— begin Input rows —

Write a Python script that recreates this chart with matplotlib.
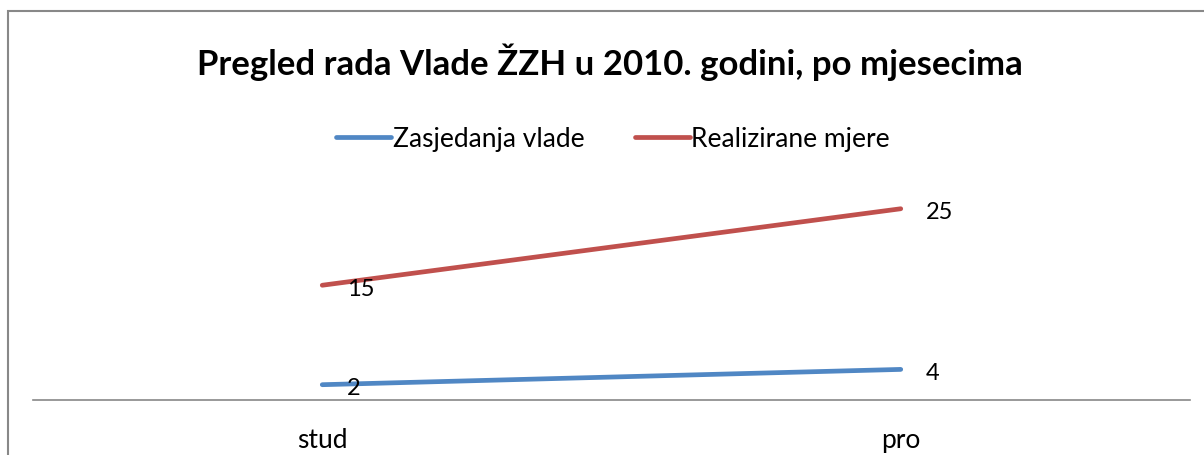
import matplotlib.pyplot as plt
from matplotlib.patches import Rectangle

plt.rcParams['font.family'] = ['Lato', 'DejaVu Sans']

months = ['stud', 'pro']
zasjedanja = [2, 4]
mjere = [15, 25]

fig = plt.figure(figsize=(12.04, 4.55), dpi=100)
ax = fig.add_axes([33/1204, 1-400/455, (1190-33)/1204, 229.5/455])

x = [0.5, 1.5]
ax.plot(x, zasjedanja, color='#5087C4', lw=3.4, solid_capstyle='round', label='Zasjedanja vlade')
ax.plot(x, mjere, color='#C0504D', lw=3.4, solid_capstyle='round', label='Realizirane mjere')

for xs, ys in [(x, zasjedanja), (x, mjere)]:
    for xi, yi in zip(xs, ys):
        ax.annotate(str(yi), (xi, yi), xytext=(18, -3), textcoords='offset points',
                    ha='left', va='center', fontsize=17)

ax.set_xlim(0, 2)
ax.set_ylim(0, 30)
ax.set_xticks(x)
ax.set_xticklabels(months, fontsize=19)
ax.tick_params(axis='x', length=0, pad=20)
ax.set_yticks([])
for s in ['top', 'right', 'left']:
    ax.spines[s].set_visible(False)
ax.spines['bottom'].set_color('#888888')
ax.spines['bottom'].set_linewidth(1.2)

fig.text(610/1204, 1-62/455, 'Pregled rada Vlade ŽZH u 2010. godini, po mjesecima',
         ha='center', va='center', fontsize=25, fontweight='bold')
fig.legend(loc='center', bbox_to_anchor=(613/1204, 1-139/455), ncol=2, frameon=False,
           fontsize=19, handlelength=2.1, handletextpad=0.05, columnspacing=1.9)

fig.patches.append(Rectangle((7.5/1204, -0.1), 1.2, 1-10.5/455 + 0.1, transform=fig.transFigure,
                             fill=False, edgecolor='#888888', lw=1.5))

fig.savefig('out.png', dpi=100)
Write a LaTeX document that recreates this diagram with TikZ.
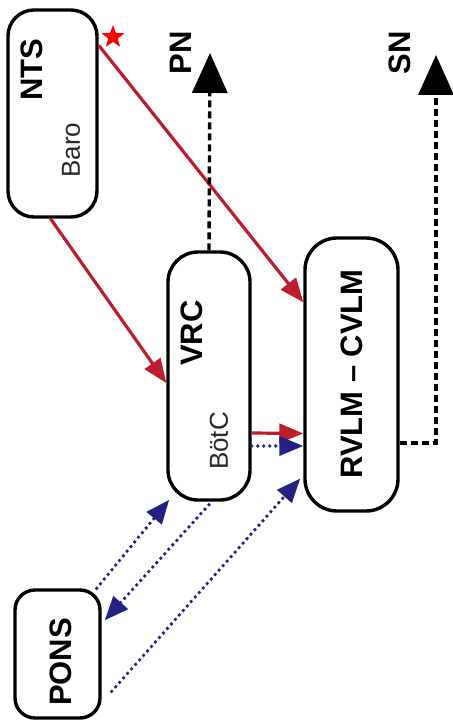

— end Input rows —

Work to be completed> Track down every line with the word "Write" and copy it.

Complete answer>
Write a Python script that recreates this chart with matplotlib.
Write a LaTeX document that recreates this diagram with TikZ.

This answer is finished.